Rally against repealing undocumented immigrant driver’s license law, 2012. Image credit: Matthew Reichbach.
Emotions boiled over tonight in a House committee before the passage of two bills proposing to undo state law that allows undocumented immigrants to obtain driver’s licenses.
The Civil Affairs and Public Safety Committee passed both measures, voting 5 to 4 along party lines, with Republicans backing the bills and Democrats opposing.
Tensions in the room ran especially high when Democratic legislators presented their comments.
Rep. Sheryl Williams Stapleton, D-Albuquerque, referenced segregation in her remarks. She said HB 39, sponsored by Rep. Paul Pacheco, R-Albuquerque, would create a “totally unfair” distinction between children of legal citizens and children of undocumented immigrants. “It is taking us back to when … the black little kid couldn’t go into the same bathroom as the white kid.”
Pacheco replied that he “took real offense” at Williams Stapleton’s words, adding he understood many his colleagues felt strongly about the issue.
Rep. Patricia Roybal Caballero, D-Albuquerque, upped the ante, calling the legislation “mean-spirited.” She said she took offense at undocumented people getting lumped in with lawbreakers during testimony by Pacheco and Demesia Padilla, Secretary of the Tax and Revenue Department, who appeared as the expert witness in support of both measures.
Said Roybal Caballero, “All I can see is that you continue to go after this population. … They are under-represented and misrepresented.”
She went on to say that the measure—which Pacheco and Padilla said would align New Mexico with federal REAL ID requirements—reminded her of the Holocaust when Jewish Germans were required to carry special identity cards.
Committee Chair Rep.

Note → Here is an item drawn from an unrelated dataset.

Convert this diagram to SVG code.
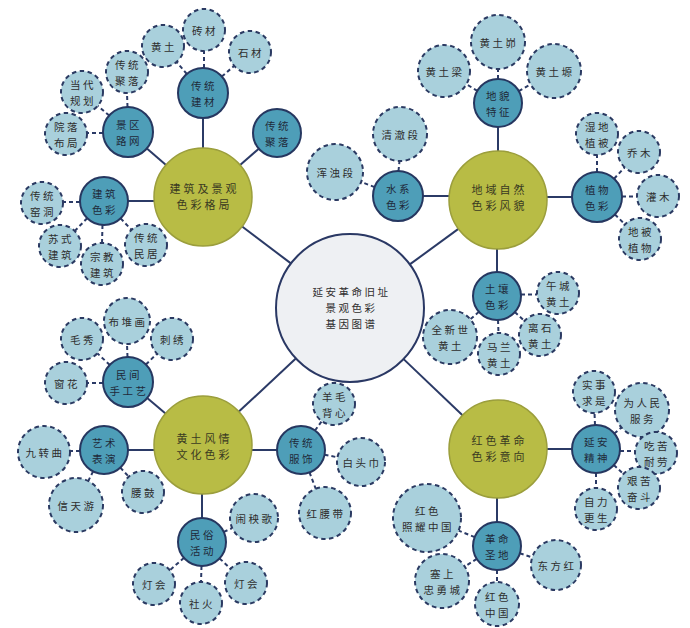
<svg xmlns="http://www.w3.org/2000/svg" width="690" height="628" viewBox="0 0 690 628">
<style>
text{font-family:"Noto Sans CJK SC","Noto Sans CJK JP",sans-serif;font-size:10.5px;text-anchor:middle;dominant-baseline:central;letter-spacing:2.5px;fill:#2e2e2e}
.ctr{fill:#eef0f3;stroke:#2a3864;stroke-width:2}
.ol{fill:#b8bc45;stroke:#9b9e3c;stroke-width:1.5}
.sub{fill:#4e9eb8;stroke:#263760;stroke-width:2}
.lf{fill:#a9d0dc;stroke:#2b3a62;stroke-width:2;stroke-dasharray:4.5 3.5}
.ln{stroke:#2b3a66;stroke-width:2;fill:none}
.dl{stroke:#2b3a66;stroke-width:2;fill:none;stroke-dasharray:4 3}
.st{fill:#1f2a3a}
.ot{fill:#3a3a22;font-size:11px;letter-spacing:3px}
</style>
<rect width="690" height="628" fill="#ffffff"/>
<g id="connectors">
<line class="ln" x1="290.9" y1="263.4" x2="242.1" y2="226.5"/>
<line class="ln" x1="409.8" y1="264.4" x2="458.4" y2="228.9"/>
<line class="ln" x1="295.8" y1="358.5" x2="238.9" y2="411.6"/>
<line class="ln" x1="403.6" y1="359.1" x2="462.5" y2="415.2"/>
<line class="ln" x1="203" y1="148" x2="203" y2="118"/>
<line class="ln" x1="166" y1="164.9" x2="146.9" y2="148.4"/>
<line class="ln" x1="240.1" y1="164.9" x2="258.8" y2="148.7"/>
<line class="ln" x1="154.2" y1="201" x2="128" y2="201"/>
<line class="ln" x1="498" y1="151" x2="498" y2="127"/>
<line class="ln" x1="449.2" y1="196" x2="423" y2="196"/>
<line class="ln" x1="546.9" y1="197" x2="572" y2="197"/>
<line class="ln" x1="497" y1="249" x2="497" y2="272"/>
<line class="ln" x1="165.5" y1="413.5" x2="147.2" y2="398.1"/>
<line class="ln" x1="154.3" y1="450" x2="128" y2="450"/>
<line class="ln" x1="202" y1="494" x2="202" y2="518"/>
<line class="ln" x1="251.7" y1="450" x2="277" y2="450"/>
<line class="ln" x1="547" y1="449" x2="572" y2="449"/>
<line class="ln" x1="497" y1="498" x2="497" y2="522"/>
<line class="dl" x1="186.8" y1="74" x2="176.6" y2="62"/>
<line class="dl" x1="204" y1="68" x2="204" y2="51"/>
<line class="dl" x1="221.8" y1="76.6" x2="234.2" y2="65.8"/>
<line class="dl" x1="127.5" y1="107" x2="127" y2="93"/>
<line class="dl" x1="109.2" y1="115.6" x2="97.8" y2="105.8"/>
<line class="dl" x1="103" y1="133" x2="87" y2="133"/>
<line class="dl" x1="80" y1="202" x2="63" y2="202"/>
<line class="dl" x1="87.2" y1="218.2" x2="74.7" y2="231"/>
<line class="dl" x1="102.5" y1="225" x2="102" y2="243"/>
<line class="dl" x1="120.6" y1="218.4" x2="131.5" y2="229.8"/>
<line class="dl" x1="498" y1="79" x2="498" y2="69"/>
<line class="dl" x1="477.4" y1="90.8" x2="466.4" y2="84.3"/>
<line class="dl" x1="518.8" y1="91.1" x2="530.6" y2="84.4"/>
<line class="dl" x1="398.5" y1="171" x2="399.5" y2="161"/>
<line class="dl" x1="374.6" y1="187.1" x2="361.2" y2="182"/>
<line class="dl" x1="597" y1="172" x2="597" y2="155"/>
<line class="dl" x1="614.1" y1="178.7" x2="624.7" y2="167.3"/>
<line class="dl" x1="622" y1="196.5" x2="637" y2="196.5"/>
<line class="dl" x1="614.9" y1="214.5" x2="625" y2="224.3"/>
<line class="dl" x1="521" y1="294.5" x2="537" y2="294.5"/>
<line class="dl" x1="514.8" y1="312.1" x2="524.4" y2="320.9"/>
<line class="dl" x1="498" y1="320" x2="498.5" y2="333"/>
<line class="dl" x1="478.9" y1="311.8" x2="470.3" y2="319.3"/>
<line class="dl" x1="127.5" y1="357" x2="127" y2="344"/>
<line class="dl" x1="109.8" y1="364.9" x2="97.3" y2="353.3"/>
<line class="dl" x1="145.9" y1="364.5" x2="157" y2="353.7"/>
<line class="dl" x1="103" y1="383" x2="87" y2="383"/>
<line class="dl" x1="80" y1="451" x2="70" y2="451"/>
<line class="dl" x1="93.1" y1="471.4" x2="88.3" y2="480.9"/>
<line class="dl" x1="120.3" y1="467.6" x2="128.7" y2="476.6"/>
<line class="dl" x1="223.8" y1="531.9" x2="232.2" y2="528.1"/>
<line class="dl" x1="184" y1="557.8" x2="169.8" y2="570.2"/>
<line class="dl" x1="201.5" y1="566" x2="201" y2="582"/>
<line class="dl" x1="219.6" y1="558.4" x2="230.6" y2="568.7"/>
<line class="dl" x1="315" y1="430.5" x2="321.8" y2="421.1"/>
<line class="dl" x1="324.5" y1="454.7" x2="337.5" y2="457.3"/>
<line class="dl" x1="309.5" y1="472.4" x2="315.7" y2="488.7"/>
<line class="dl" x1="595" y1="425" x2="594.5" y2="413"/>
<line class="dl" x1="614.3" y1="433.5" x2="621.4" y2="427.5"/>
<line class="dl" x1="620" y1="451" x2="635" y2="451"/>
<line class="dl" x1="613.8" y1="465.1" x2="623.4" y2="473.9"/>
<line class="dl" x1="596" y1="473" x2="596" y2="488"/>
<line class="dl" x1="474.7" y1="537.1" x2="458.6" y2="530.6"/>
<line class="dl" x1="519.8" y1="553.3" x2="532.2" y2="557.3"/>
<line class="dl" x1="476.7" y1="558.9" x2="464.8" y2="566.5"/>
<line class="dl" x1="497" y1="570" x2="497" y2="582"/>
</g>
<g id="center"><circle class="ctr" cx="350" cy="308" r="74"/><text x="351.5" y="291.5">延安革命旧址<tspan x="351.5" dy="15.5">景观色彩</tspan><tspan x="351.5" dy="15.5">基因图谱</tspan></text></g>
<g id="o1"><circle class="ol" cx="203" cy="197" r="49"/><text class="ot" x="204.5" y="188">建筑及景观<tspan x="204.5" dy="16">色彩格局</tspan></text></g>
<g id="o2"><circle class="ol" cx="498" cy="200" r="49"/><text class="ot" x="499.5" y="189">地域自然<tspan x="499.5" dy="16">色彩风貌</tspan></text></g>
<g id="o3"><circle class="ol" cx="203" cy="445" r="49"/><text class="ot" x="204.5" y="438">黄土风情<tspan x="204.5" dy="16">文化色彩</tspan></text></g>
<g id="o4"><circle class="ol" cx="498" cy="449" r="49"/><text class="ot" x="499.5" y="440">红色革命<tspan x="499.5" dy="16">色彩意向</tspan></text></g>
<g id="t1"><circle class="sub" cx="203" cy="93" r="25"/><text class="st" x="204" y="85">传统<tspan x="204" dy="15.5">建材</tspan></text></g>
<g id="t2"><circle class="sub" cx="128" cy="132" r="25"/><text class="st" x="129" y="124">景区<tspan x="129" dy="15.5">路网</tspan></text></g>
<g id="t3"><circle class="sub" cx="277" cy="133" r="24"/><text class="st" x="278" y="125">传统<tspan x="278" dy="15.5">聚落</tspan></text></g>
<g id="t4"><circle class="sub" cx="104" cy="201" r="24"/><text class="st" x="105" y="193">建筑<tspan x="105" dy="15.5">色彩</tspan></text></g>
<g id="t5"><circle class="sub" cx="498" cy="103" r="24"/><text class="st" x="499" y="95">地貌<tspan x="499" dy="15.5">特征</tspan></text></g>
<g id="t6"><circle class="sub" cx="398" cy="196" r="25"/><text class="st" x="399" y="188">水系<tspan x="399" dy="15.5">色彩</tspan></text></g>
<g id="t7"><circle class="sub" cx="597" cy="197" r="25"/><text class="st" x="598" y="189">植物<tspan x="598" dy="15.5">色彩</tspan></text></g>
<g id="t8"><circle class="sub" cx="497" cy="296" r="24"/><text class="st" x="498" y="288">土壤<tspan x="498" dy="15.5">色彩</tspan></text></g>
<g id="t9"><circle class="sub" cx="128" cy="382" r="25"/><text class="st" x="129" y="374">民间<tspan x="129" dy="15.5">手工艺</tspan></text></g>
<g id="t10"><circle class="sub" cx="104" cy="450" r="24"/><text class="st" x="105" y="442">艺术<tspan x="105" dy="15.5">表演</tspan></text></g>
<g id="t11"><circle class="sub" cx="202" cy="542" r="24"/><text class="st" x="203" y="534">民俗<tspan x="203" dy="15.5">活动</tspan></text></g>
<g id="t12"><circle class="sub" cx="301" cy="450" r="24"/><text class="st" x="302" y="442">传统<tspan x="302" dy="15.5">服饰</tspan></text></g>
<g id="t13"><circle class="sub" cx="596" cy="449" r="24"/><text class="st" x="597" y="441">延安<tspan x="597" dy="15.5">精神</tspan></text></g>
<g id="t14"><circle class="sub" cx="497" cy="546" r="24"/><text class="st" x="498" y="538">革命<tspan x="498" dy="15.5">圣地</tspan></text></g>
<g id="l1"><circle class="lf" cx="163" cy="46" r="21"/><text x="164" y="46">黄土</text></g>
<g id="l2"><circle class="lf" cx="204" cy="30" r="21"/><text x="205" y="30">砖材</text></g>
<g id="l3"><circle class="lf" cx="250" cy="52" r="21"/><text x="251" y="52">石材</text></g>
<g id="l4"><circle class="lf" cx="127" cy="72" r="21"/><text x="128" y="64">传统<tspan x="128" dy="15.5">聚落</tspan></text></g>
<g id="l5"><circle class="lf" cx="82" cy="92" r="21"/><text x="83" y="84">当代<tspan x="83" dy="15.5">规划</tspan></text></g>
<g id="l6"><circle class="lf" cx="66" cy="134" r="21"/><text x="67" y="126">院落<tspan x="67" dy="15.5">布局</tspan></text></g>
<g id="l7"><circle class="lf" cx="42" cy="203" r="21"/><text x="43" y="195">传统<tspan x="43" dy="15.5">窑洞</tspan></text></g>
<g id="l8"><circle class="lf" cx="60" cy="246" r="21"/><text x="61" y="238">苏式<tspan x="61" dy="15.5">建筑</tspan></text></g>
<g id="l9"><circle class="lf" cx="102" cy="264" r="21"/><text x="103" y="256">宗教<tspan x="103" dy="15.5">建筑</tspan></text></g>
<g id="l10"><circle class="lf" cx="146" cy="245" r="21"/><text x="147" y="237">传统<tspan x="147" dy="15.5">民居</tspan></text></g>
<g id="l11"><circle class="lf" cx="498" cy="42" r="27"/><text x="499" y="42">黄土峁</text></g>
<g id="l12"><circle class="lf" cx="444" cy="71" r="26"/><text x="445" y="71">黄土梁</text></g>
<g id="l13"><circle class="lf" cx="554" cy="71" r="27"/><text x="555" y="71">黄土塬</text></g>
<g id="l14"><circle class="lf" cx="400" cy="134" r="27"/><text x="401" y="134">清澈段</text></g>
<g id="l15"><circle class="lf" cx="335" cy="172" r="28"/><text x="336" y="172">浑浊段</text></g>
<g id="l16"><circle class="lf" cx="597" cy="134" r="21"/><text x="598" y="126">湿地<tspan x="598" dy="15.5">植被</tspan></text></g>
<g id="l17"><circle class="lf" cx="639" cy="152" r="21"/><text x="640" y="152">乔木</text></g>
<g id="l18"><circle class="lf" cx="658" cy="196" r="21"/><text x="659" y="196">灌木</text></g>
<g id="l19"><circle class="lf" cx="640" cy="239" r="21"/><text x="641" y="231">地被<tspan x="641" dy="15.5">植物</tspan></text></g>
<g id="l20"><circle class="lf" cx="558" cy="293" r="21"/><text x="559" y="285">午城<tspan x="559" dy="15.5">黄土</tspan></text></g>
<g id="l21"><circle class="lf" cx="540" cy="335" r="21"/><text x="541" y="327">离石<tspan x="541" dy="15.5">黄土</tspan></text></g>
<g id="l22"><circle class="lf" cx="499" cy="354" r="21"/><text x="500" y="346">马兰<tspan x="500" dy="15.5">黄土</tspan></text></g>
<g id="l23"><circle class="lf" cx="450" cy="337" r="27"/><text x="451" y="329">全新世<tspan x="451" dy="15.5">黄土</tspan></text></g>
<g id="l24"><circle class="lf" cx="127" cy="321" r="23"/><text x="128" y="321">布堆画</text></g>
<g id="l25"><circle class="lf" cx="82" cy="339" r="21"/><text x="83" y="339">毛秀</text></g>
<g id="l26"><circle class="lf" cx="172" cy="339" r="21"/><text x="173" y="339">刺绣</text></g>
<g id="l27"><circle class="lf" cx="66" cy="383" r="21"/><text x="67" y="383">窗花</text></g>
<g id="l28"><circle class="lf" cx="44" cy="452" r="26"/><text x="45" y="452">九转曲</text></g>
<g id="l29"><circle class="lf" cx="76" cy="505" r="27"/><text x="77" y="505">信天游</text></g>
<g id="l30"><circle class="lf" cx="143" cy="492" r="21"/><text x="144" y="492">腰鼓</text></g>
<g id="l31"><circle class="lf" cx="254" cy="518" r="24"/><text x="255" y="518">闹秧歌</text></g>
<g id="l32"><circle class="lf" cx="154" cy="584" r="21"/><text x="155" y="584">灯会</text></g>
<g id="l33"><circle class="lf" cx="201" cy="603" r="21"/><text x="202" y="603">社火</text></g>
<g id="l34"><circle class="lf" cx="246" cy="583" r="21"/><text x="247" y="583">灯会</text></g>
<g id="l35"><circle class="lf" cx="334" cy="404" r="21"/><text x="335" y="396">羊毛<tspan x="335" dy="15.5">背心</tspan></text></g>
<g id="l36"><circle class="lf" cx="361" cy="462" r="24"/><text x="362" y="462">白头巾</text></g>
<g id="l37"><circle class="lf" cx="325" cy="513" r="26"/><text x="326" y="513">红腰带</text></g>
<g id="l38"><circle class="lf" cx="594" cy="392" r="21"/><text x="595" y="384">实事<tspan x="595" dy="15.5">求是</tspan></text></g>
<g id="l39"><circle class="lf" cx="642" cy="410" r="27"/><text x="643" y="402">为人民<tspan x="643" dy="15.5">服务</tspan></text></g>
<g id="l40"><circle class="lf" cx="656" cy="453" r="21"/><text x="657" y="445">吃苦<tspan x="657" dy="15.5">耐劳</tspan></text></g>
<g id="l41"><circle class="lf" cx="639" cy="488" r="21"/><text x="640" y="480">艰苦<tspan x="640" dy="15.5">奋斗</tspan></text></g>
<g id="l42"><circle class="lf" cx="596" cy="509" r="21"/><text x="597" y="501">自力<tspan x="597" dy="15.5">更生</tspan></text></g>
<g id="l43"><circle class="lf" cx="427" cy="518" r="34"/><text x="428" y="510">红色<tspan x="428" dy="15.5">照耀中国</tspan></text></g>
<g id="l44"><circle class="lf" cx="556" cy="565" r="25"/><text x="557" y="565">东方红</text></g>
<g id="l45"><circle class="lf" cx="442" cy="581" r="27"/><text x="443" y="573">塞上<tspan x="443" dy="15.5">忠勇城</tspan></text></g>
<g id="l46"><circle class="lf" cx="497" cy="604" r="22"/><text x="498" y="596">红色<tspan x="498" dy="15.5">中国</tspan></text></g>
</svg>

Bill Rehm, R-Albuquerque sponsored HB 79, and Roybal Caballero bristled when he said the legislation’s main target was foreign terrorists “who can come into our society.” Committee Vice-Chair Rep. Rick Little, R-Chaparral, urged his colleagues to cool their jets: “Be careful of using allegations of prejudice.”
The Civil Affairs and Public Safety panel also includes newly appointed House Speaker Don Tripp, R-Socorro, who sat silent during nearly 7 hours of impassioned testimony and debate.
Repealing the driver’s license law has been a top priority of Gov. Susana Martinez since her first year in office. The House has passed such legislation before, only for it to fail in the Senate.